Stalberg is of course the key piece of the trade from the Hawks’ point of view that went to Chicago, along with prospects Chris DiDomenico and Philippe Paradis. The trade was arguably a win for the Leafs, as Versteeg was seen as an up-and-coming clutch forward with loads of untapped potential (as a top-liner and not a rapper).

Prospect Billy Sweatt also went to the Leafs which was just gravy, seeing as Versteeg was able to score 20 goals in back-to-back seasons with Chicago as a mere role player. It stood to reason that Versteeg was capable of much more in Toronto. While the season is still in the early-going, Versteeg’s actually ended up a huge disappointment, hampered not only by back pain, but a team-wide lack of goal-scoring. Add in the fact that Sweatt eventually signed with the Vancouver Canucks, somehow owning more leverage than all other 22-year-old players who have yet to play a game in the NHL put together en route to testing the free-agent market, and the trade has swung quite handily in the Hawks’ direction. 

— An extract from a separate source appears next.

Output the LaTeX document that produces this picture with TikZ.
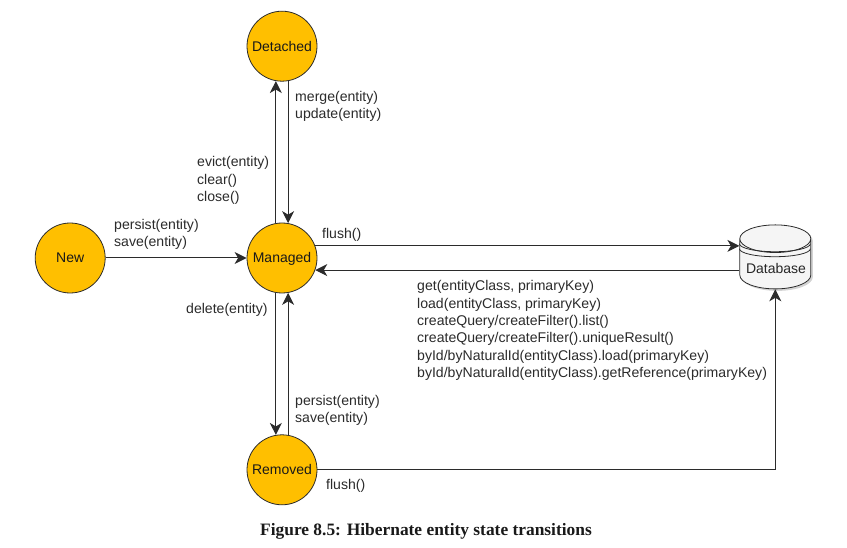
\documentclass[tikz,border=0pt]{standalone}
\usepackage{fontspec}
\setmainfont{Liberation Sans}
\newfontfamily\captionfont{Liberation Serif}
\definecolor{stateamber}{HTML}{FFBF00}
\definecolor{inkgray}{HTML}{2B2B2B}
\usetikzlibrary{arrows.meta,positioning,shapes.geometric,shadows}

\begin{document}
\begin{tikzpicture}[
  x=1pt,y=1pt,
  node distance=141pt and 141pt,
  state/.style={draw=inkgray,circle,thick,fill=stateamber,minimum size=70pt,inner sep=0pt,text height=12pt,text depth=2pt,text=black!90,font=\fontsize{14}{17}\selectfont},
  store/.style={draw=inkgray,thick,cylinder,shape border rotate=90,aspect=0.45,minimum width=71pt,minimum height=64pt,inner sep=0pt,text height=18pt,text depth=0pt,fill=black!4,text=black!85,font=\fontsize{14}{17}\selectfont,drop shadow={opacity=0.35,shadow xshift=2pt,shadow yshift=-2pt}},
  note/.style={anchor=west,align=left,inner sep=0pt,text=inkgray,font=\fontsize{14.08}{17.4}\selectfont},
  arrow/.style={-{Stealth[length=12pt,width=12pt,inset=3.5pt]},draw=inkgray,line width=1pt}
]
\useasboundingbox (0,0) rectangle (847,-548);
\node[state] (managed) at (282,-258) {Managed};
\node[state,left=of managed] (new) {New};
\node[state,above=of managed] (detached) {Detached};
\node[state,below=of managed] (removed) {Removed};
\node[store,right=422pt of managed,yshift=-6pt] (database) {\hspace{1.5pt}Database};
\draw[inkgray,thick] ([yshift=-5pt]database.before top) arc[start angle=180,end angle=360,x radius=35.5pt,y radius=8pt];
\draw[inkgray,thick] ([yshift=-10pt]database.before top) arc[start angle=180,end angle=360,x radius=35.5pt,y radius=8pt];
% connectors
\draw[arrow] (new) -- (managed);
\draw[arrow] (managed.100) -- (detached.260);
\draw[arrow] (detached.280) -- (managed.80);
\draw[arrow] (managed.260) -- (removed.100);
\draw[arrow] (removed.80) -- (managed.280);
\draw[arrow] (managed.20) -- (managed.20 -| database.west);
\draw[arrow] (database.west |- managed.340) -- (managed.340);
\draw[arrow] (removed.east) -| (database.south);
% labels
\node[note] (merge) at (295,-106.5) {merge(entity)\\update(entity)};
\node[note] (evict) at (197,-180.5) {evict(entity)\\clear()\\close()};
\node[note] (persistnew) at (114,-234.5) {persist(entity)\\save(entity)};
\node[note] (flushdb) at (322,-234.5) {flush()};
\node[note] (delete) at (186,-310) {delete(entity)};
\node[note] (load) at (417,-330.5) {get(entityClass, primaryKey)\\load(entityClass, primaryKey)\\createQuery/createFilter().list()\\createQuery/createFilter().uniqueResult()\\byId/byNaturalId(entityClass).load(primaryKey)\\byId/byNaturalId(entityClass).getReference(primaryKey)};
\node[note] (persistold) at (295,-410.5) {persist(entity)\\save(entity)};
\node[note] (flushrm) at (326,-486) {flush()};
\node[font=\captionfont\bfseries\fontsize{17.4}{20}\selectfont,text=black!90] (caption) at (426,-531) {Figure 8.5: Hibernate entity state transitions};
\end{tikzpicture}
\end{document}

Between the two NHLers, Stalberg is the one that has relatively thrived in his new surroundings, with four goals and three assists in 14 games. Thanks to a late generous boxscore change from Wednesday night that gave him a goal and an assist, Versteeg now has five points in 11 games.

It’s hard for me to admit, but at the time I labelled those Leafs fans that considered the deal a disaster (for setting back the team’s rebuilding efforts and youth movement) as ignorant. Of course, the fans that did are still ignorant because both Stalberg and Versteeg are each 24 years old, and Versteeg is actually four months younger. But that doesn’t change the fact that I was wrong too.

"Talk about mixed emotions. I just scored, but I'm also going to Toronto."
Those that applauded the move chose not to consider that Versteeg’s success in Chicago was in part due to the Hawks’ depth and how opponents’ top defensive pairings were forced to pay more attention to the team’s bigger threats. They also conveniently forgot that even if you’re blessed with all the ice time in the world on a bad team, you’re still playing for the Leafs. Phil Kessel can score, but, as he proved last year, he can also do it himself. He doesn’t need a wingman... apparently second-rate number-one-center Tyler Bozak will do.

As such, one of two things is clear: either Versteeg isn’t as good as people thought and Stalberg is better... or Chicago is an environment just more conducive to scoring goals for anyone, and Toronto? Not so much, to the point that even an in-his-prime Mats Sundin would have problems maintaining his usual point-per-game pace right now.

As previously mentioned, it’s still early in the season, but as it stands now Versteeg’s career has taken a turn for the worse and he should concentrate his efforts on a second one... singing the blues.